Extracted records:
↓

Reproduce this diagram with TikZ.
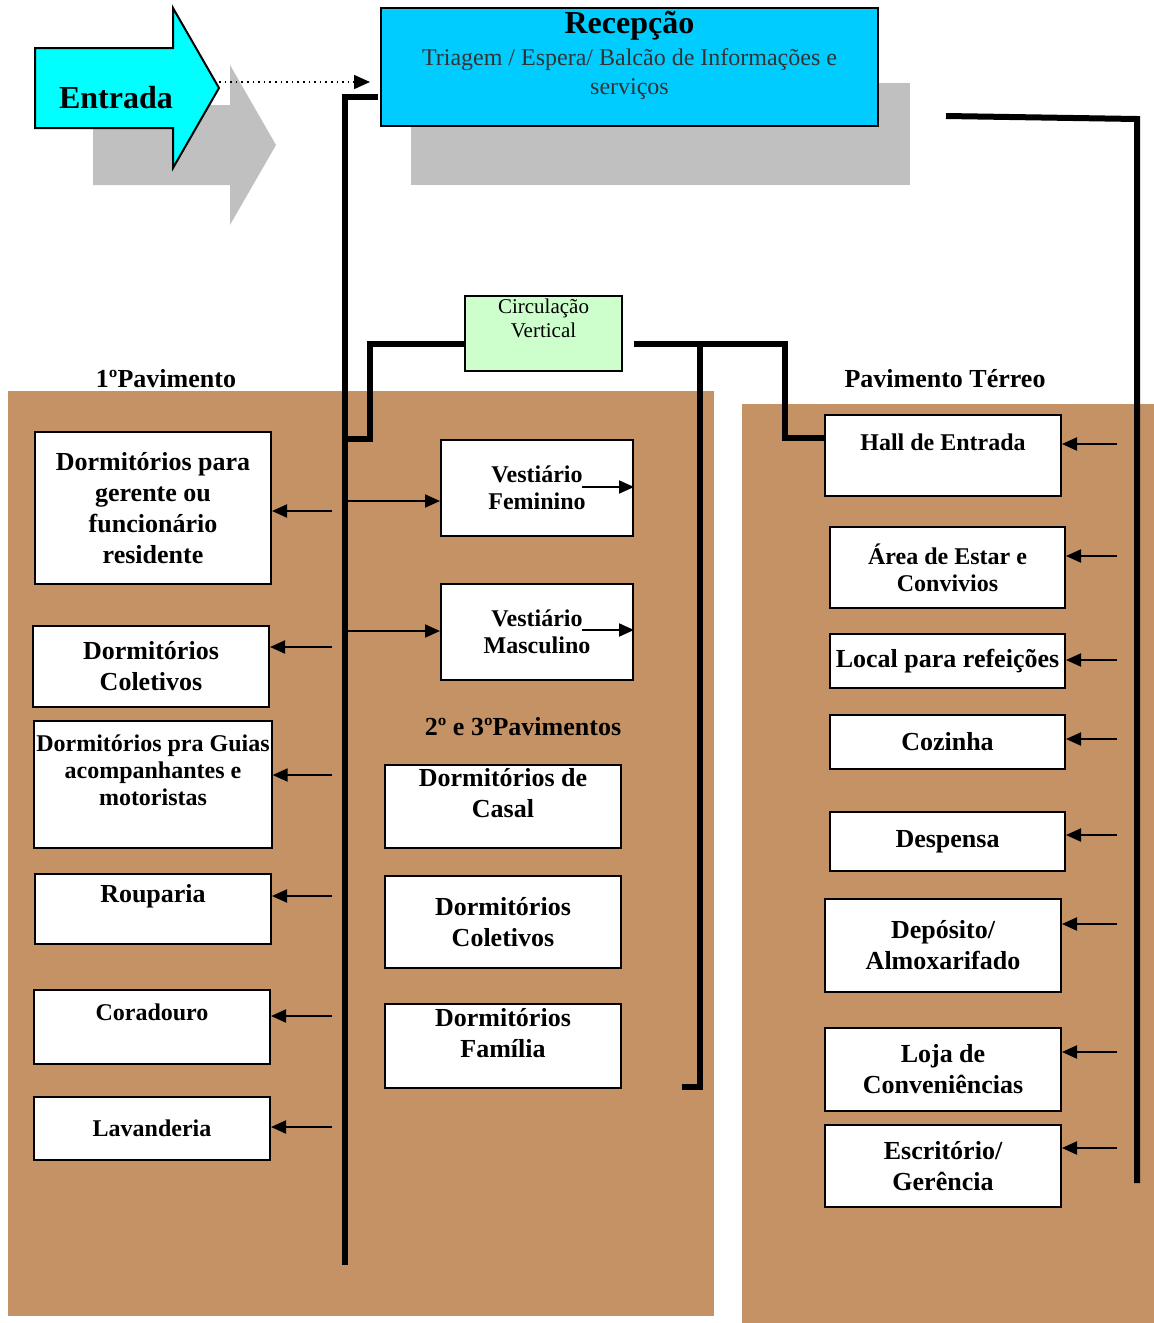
\documentclass[tikz,border=0pt]{standalone}
\usepackage{fontspec}
\setmainfont{Liberation Serif}
\usetikzlibrary{arrows.meta}
\definecolor{cork}{RGB}{196,146,100}
\definecolor{shadowgray}{RGB}{192,192,192}
\definecolor{entcyan}{RGB}{0,255,255}
\definecolor{reccyan}{RGB}{0,204,255}
\definecolor{circgreen}{RGB}{204,255,204}
\definecolor{subgray}{RGB}{51,51,51}
\newcommand{\bigtxt}{\bfseries\fontsize{13}{15.5}\selectfont}
\newcommand{\smalltxt}{\bfseries\fontsize{12}{13.5}\selectfont}
\newcommand{\subtxt}{\mdseries\fontsize{12}{14.5}\selectfont\color{subgray}}

\begin{document}
\begin{tikzpicture}[
  x=0.5pt, y=-0.5pt, font=\bigtxt,
  room/.style={draw, fill=white, line width=1pt, align=center, inner xsep=1pt, inner ysep=1pt, minimum width=118pt},
  smalltext/.style={font=\smalltxt},
  liftby/.style={text depth=#1},
  trunk/.style={line width=3pt},
  ar/.style={-{Triangle[length=7.5pt,width=6.5pt]}, line width=1pt},
]
\useasboundingbox (0,0) rectangle (1154,1323);
% --- cork boards ---
\fill[cork] (8,391) rectangle (714,1316);
\fill[cork] (742,404) rectangle (1154,1323);
% --- entrance arrow and reception ---
\fill[shadowgray] (93,105) -- (230,105) -- (230,65) -- (276,145) -- (230,225) -- (230,185) -- (93,185) -- cycle;
\draw[fill=entcyan, line width=1pt] (35,48) -- (173,48) -- (173,8) -- (219,88) -- (173,168) -- (173,128) -- (35,128) -- cycle;
\node[font=\bfseries\fontsize{16}{19}\selectfont] (ent) at (116,98) {Entrada};
\fill[shadowgray] (411,83) rectangle (910,185);
\node[room, fill=reccyan, minimum width=248.5pt, minimum height=59pt, font=\bfseries\fontsize{16}{14.5}\selectfont, liftby=14pt] (rec) at (629.5,67)
  {Recepção\\[1.5pt] {\subtxt Triagem / Espera/ Balcão de Informações e}\\ {\subtxt serviços}};
\coordinate (tip) at (219,82);
\coordinate (recin) at (370,82);
\draw[dotted, line width=0.8pt, -{Triangle[length=8pt,width=7pt]}] (tip) -- (recin);
\node[room, fill=circgreen, minimum width=78.5pt, minimum height=37.5pt, font=\mdseries\fontsize{10.5}{12}\selectfont, liftby=15.5pt] (circ) at (543.5,333.5) {Circulação\\Vertical};
% --- headings ---
\node (hd1) at (166,379) {1ºPavimento};
\node (hd2) at (523,727) {2º e 3ºPavimentos};
\node (hd3) at (945,379) {Pavimento Térreo};
% --- 1o pavimento ---
\node[room, minimum height=76pt] (dger) at (153,508) {Dormitórios para\\gerente ou\\funcionário\\residente};
\node[room, minimum height=40.5pt] (dcol) at (151,666.5) {Dormitórios\\Coletivos};
\node[room, smalltext, minimum height=63.5pt, liftby=14pt] (dgui) at (153,784.5) {Dormitórios pra Guias\\acompanhantes e\\motoristas};
\node[room, minimum height=35pt, liftby=15.8pt] (roup) at (153,909) {Rouparia};
\node[room, smalltext, minimum height=37pt, liftby=15pt] (cora) at (152,1027) {Coradouro};
\node[room, smalltext, minimum height=31.5pt] (lava) at (152,1128.5) {Lavanderia};
% --- vestiarios, 2o e 3o pavimentos ---
\node[room, smalltext, minimum width=96pt, minimum height=48pt] (vfem) at (537,488) {Vestiário\\Feminino};
\node[room, smalltext, minimum width=96pt, minimum height=48pt] (vmas) at (537,632) {Vestiário\\Masculino};
\node[room, minimum height=41.5pt, liftby=14pt] (dcas) at (503,806.5) {Dormitórios de\\Casal};
\node[room, minimum height=46pt] (dcol2) at (503,922) {Dormitórios\\Coletivos};
\node[room, minimum height=42pt, liftby=13.5pt] (dfam) at (503,1046) {Dormitórios\\Família};
% --- pavimento terreo ---
\node[room, smalltext, minimum height=40.5pt, liftby=13.5pt] (hall) at (943,455.5) {Hall de Entrada};
\node[room, smalltext, minimum width=117.5pt, minimum height=40.5pt] (estar) at (947.5,567.5) {Área de Estar e\\Convivios};
\node[room, minimum width=117.5pt, minimum height=27pt] (refe) at (947.5,661) {Local para refeições};
\node[room, minimum width=117.5pt, minimum height=27pt] (cozi) at (947.5,742) {Cozinha};
\node[room, minimum width=117.5pt, minimum height=29.5pt] (desp) at (947.5,841.5) {Despensa};
\node[room, minimum height=46.5pt] (depo) at (943,945.5) {Depósito/\\Almoxarifado};
\node[room, minimum height=41.5pt] (loja) at (943,1069.5) {Loja de\\Conveniências};
\node[room, minimum height=41pt] (escr) at (943,1166) {Escritório/\\Gerência};
% --- circulation lines ---
\coordinate (recL) at (378,97);
\coordinate (trunkL) at (345,1265);
\draw[trunk] (recL) -| (trunkL);
\coordinate (cvL) at (464,344);
\coordinate (jointL) at (345,439);
\draw[trunk] (cvL) -| (370,439) -- (jointL);
\coordinate (cvR) at (634,344);
\draw[trunk] (cvR) -| (785,438) -- (hall.west |- 785,438);
\coordinate (midtop) at (700,344);
\coordinate (midend) at (682,1087);
\draw[trunk] (midtop) |- (midend);
\coordinate (recR) at (946,116);
\coordinate (trunkR) at (1137,1183);
\draw[trunk] (recR) -- (1137,119) -- (trunkR);
% --- arrows ---
\foreach \n/\y in {dger/511, dcol/647, dgui/775, roup/896, cora/1016, lava/1127}
  {\coordinate (t) at (332,\y); \draw[ar] (t) -- (\n.east |- t);}
\foreach \n/\y in {vfem/501, vmas/631}
  {\coordinate (t) at (348,\y); \draw[ar] (t) -- (\n.west |- t);}
\foreach \n/\y in {vfem/487, vmas/630}
  {\coordinate (t) at (582,\y); \draw[ar] (t) -- (\n.east |- t);}
\foreach \n/\y in {hall/444, estar/556, refe/660, cozi/739, desp/835, depo/924, loja/1052, escr/1148}
  {\coordinate (t) at (1117,\y); \draw[ar] (t) -- (\n.east |- t);}
\end{tikzpicture}
\end{document}
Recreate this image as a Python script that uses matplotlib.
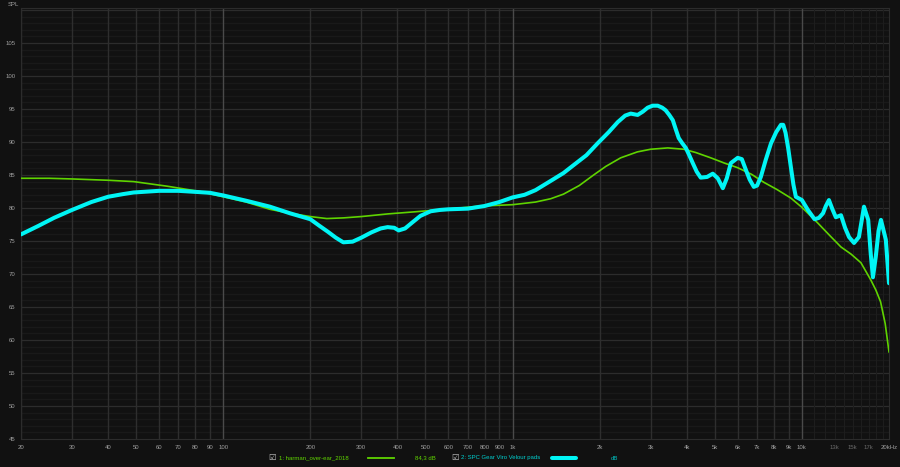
import matplotlib
matplotlib.use("Agg")
import matplotlib.pyplot as plt
from matplotlib.lines import Line2D

# target curve (harman over-ear 2018)
harman_freq = [20, 25, 30, 40, 49, 64, 83, 100, 120, 145, 170, 200, 228, 260, 300, 370, 453,
               550, 780, 1000, 1200, 1354, 1500, 1700, 1906, 2100, 2364, 2700, 3000, 3438,
               3908, 4300, 4842, 5400, 6000, 6700, 7380, 8200, 9160, 10000, 11360, 12500,
               13640, 14800, 16000, 17300, 18000, 18700, 19400, 20000]
harman_db = [84.5, 84.5, 84.4, 84.2, 84.0, 83.3, 82.5, 81.7, 80.9, 79.8, 79.2, 78.7, 78.4,
             78.5, 78.7, 79.1, 79.4, 79.7, 80.3, 80.5, 80.9, 81.4, 82.1, 83.4, 85.0, 86.3,
             87.6, 88.5, 88.9, 89.1, 88.9, 88.4, 87.6, 86.8, 86.1, 85.1, 83.9, 82.8, 81.5,
             80.1, 77.7, 75.8, 74.1, 73.0, 71.7, 69.1, 67.6, 65.8, 62.5, 58.2]

# measurement (SPC Gear Viro, velour pads)
spc_freq = [20, 23, 26, 30, 35, 40, 45, 49, 60, 70, 83, 90, 100, 120, 145, 170, 200, 215,
            230, 245, 260, 280, 300, 325, 350, 370, 390, 404, 425, 450, 480, 521, 560, 600,
            700, 800, 900, 1000, 1100, 1200, 1354, 1500, 1626, 1800, 1968, 2150, 2308, 2450,
            2560, 2705, 2820, 2930, 3050, 3175, 3290, 3382, 3480, 3580, 3660, 3752, 3860,
            3970, 4080, 4196, 4330, 4470, 4700, 4920, 5120, 5330, 5500, 5680, 6000, 6200,
            6400, 6600, 6820, 7000, 7210, 7500, 7820, 8150, 8460, 8620, 8780, 8970, 9160,
            9350, 9530, 10000, 10490, 11060, 11450, 11830, 12100, 12400, 12750, 13100,
            13650, 14100, 14550, 15140, 15740, 16050, 16390, 16950, 17300, 17600, 18000,
            18400, 18760, 19500, 20000]
spc_db = [76.0, 77.3, 78.5, 79.7, 80.9, 81.7, 82.1, 82.35, 82.6, 82.6, 82.4, 82.3, 81.9,
          81.1, 80.2, 79.2, 78.3, 77.3, 76.4, 75.5, 74.8, 74.9, 75.5, 76.3, 76.9, 77.1, 77.0,
          76.6, 76.9, 77.8, 78.8, 79.5, 79.7, 79.8, 79.9, 80.3, 80.9, 81.6, 82.0, 82.7, 84.1,
          85.3, 86.5, 88.0, 89.8, 91.5, 93.0, 94.0, 94.3, 94.1, 94.6, 95.2, 95.5, 95.5, 95.2,
          94.8, 94.1, 93.3, 92.0, 90.6, 89.8, 89.1, 88.0, 86.8, 85.5, 84.6, 84.7, 85.2, 84.5,
          83.0, 84.5, 86.8, 87.6, 87.4, 85.8, 84.3, 83.2, 83.4, 84.7, 87.3, 89.8, 91.5, 92.6,
          92.6, 91.4, 89.0, 86.2, 83.5, 81.7, 81.2, 79.7, 78.3, 78.5, 79.2, 80.3, 81.2, 79.8,
          78.6, 78.9, 77.0, 75.6, 74.7, 75.6, 77.8, 80.2, 78.2, 73.0, 69.5, 72.6, 76.5, 78.2,
          75.2, 68.6]

x_ticks = [20, 30, 40, 50, 60, 70, 80, 90, 100, 200, 300, 400, 500, 600, 700, 800, 900,
           1000, 2000, 3000, 4000, 5000, 6000, 7000, 8000, 9000, 10000, 13000, 15000, 17000, 20000]
x_labels = ["20", "30", "40", "50", "60", "70", "80", "90", "100", "200", "300", "400", "500",
            "600", "700", "800", "900", "1k", "2k", "3k", "4k", "5k", "6k", "7k", "8k", "9k",
            "10k", "13k", "15k", "17k", "20kHz"]
y_ticks = [45, 50, 55, 60, 65, 70, 75, 80, 85, 90, 95, 100, 105]

bg = "#111111"
fs = 4.3
plt.rcParams["font.family"] = ["Liberation Sans", "DejaVu Sans"]

fig = plt.figure(figsize=(9, 4.67), dpi=100, facecolor=bg)
ax = fig.add_axes([21 / 900, 1 - 439 / 467, 868 / 900, 431 / 467])
ax.set_facecolor(bg)
ax.set_xscale("log")
ax.set_xlim(20, 20000)
ax.set_ylim(45, 110.3)

# grid lines
for db in range(46, 111):
    c = "#2c2c2c" if db % 5 == 0 else "#191919"
    ax.axhline(db, color=c, lw=0.9, zorder=0)
for dec in [10, 100, 1000]:
    for m in range(2, 10):
        f = dec * m
        if 20 <= f <= 20000:
            ax.axvline(f, color="#2e2e2e", lw=1.0, zorder=0)
for f in [100, 1000, 10000]:
    ax.axvline(f, color="#4a4a4a", lw=1.0, zorder=0)
for f in range(11000, 20000, 1000):
    ax.axvline(f, color="#1d1d1d", lw=0.8, zorder=0)

ax.plot(harman_freq, harman_db, color="#5fd400", lw=1.2, zorder=3)
ax.plot(spc_freq, spc_db, color="#00f5f5", lw=2.9, zorder=4, solid_capstyle="round",
        solid_joinstyle="round")

ax.set_xticks(x_ticks)
ax.set_xticklabels(x_labels)
ax.set_xticks([], minor=True)
ax.set_yticks(y_ticks)
ax.tick_params(axis="both", length=0, labelsize=fs, colors="#a0a0a0", pad=4)
for lbl in ax.get_xticklabels()[-4:-1]:
    lbl.set_color("#6a6a6a")
for s in ax.spines.values():
    s.set_color("#2c2c2c")

fig.text(8 / 900, 1 - 7 / 467, "SPL", fontsize=fs, color="#a0a0a0", va="bottom")

# legend row
ly = 1 - 458 / 467
fig.text(268 / 900, ly, "\u2611", fontsize=6, color="#c8c8c8", va="center")
fig.text(279 / 900, ly, "1: harman_over-ear_2018", fontsize=fs, color="#5fd400", va="center")
fig.add_artist(Line2D([368 / 900, 394 / 900], [ly, ly], color="#5fd400", lw=1.3))
fig.text(415 / 900, ly, "84,3 dB", fontsize=fs, color="#5fd400", va="center")
fig.text(451 / 900, ly, "\u2611", fontsize=6, color="#c8c8c8", va="center")
fig.text(461 / 900, ly, "2: SPC Gear Viro Velour pads", fontsize=fs, color="#00d0d0", va="center")
fig.add_artist(Line2D([552 / 900, 576 / 900], [ly, ly], color="#00f5f5", lw=2.9,
                      solid_capstyle="round"))
fig.text(611 / 900, ly, "dB", fontsize=fs, color="#00c0c0", va="center")

fig.savefig("out.png", dpi=100, facecolor=bg)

↑

THE EXERCISE
Go through the listing above and work out how many lines contain the string "this". Reply with the number alone.

ANSWER IN FULL
2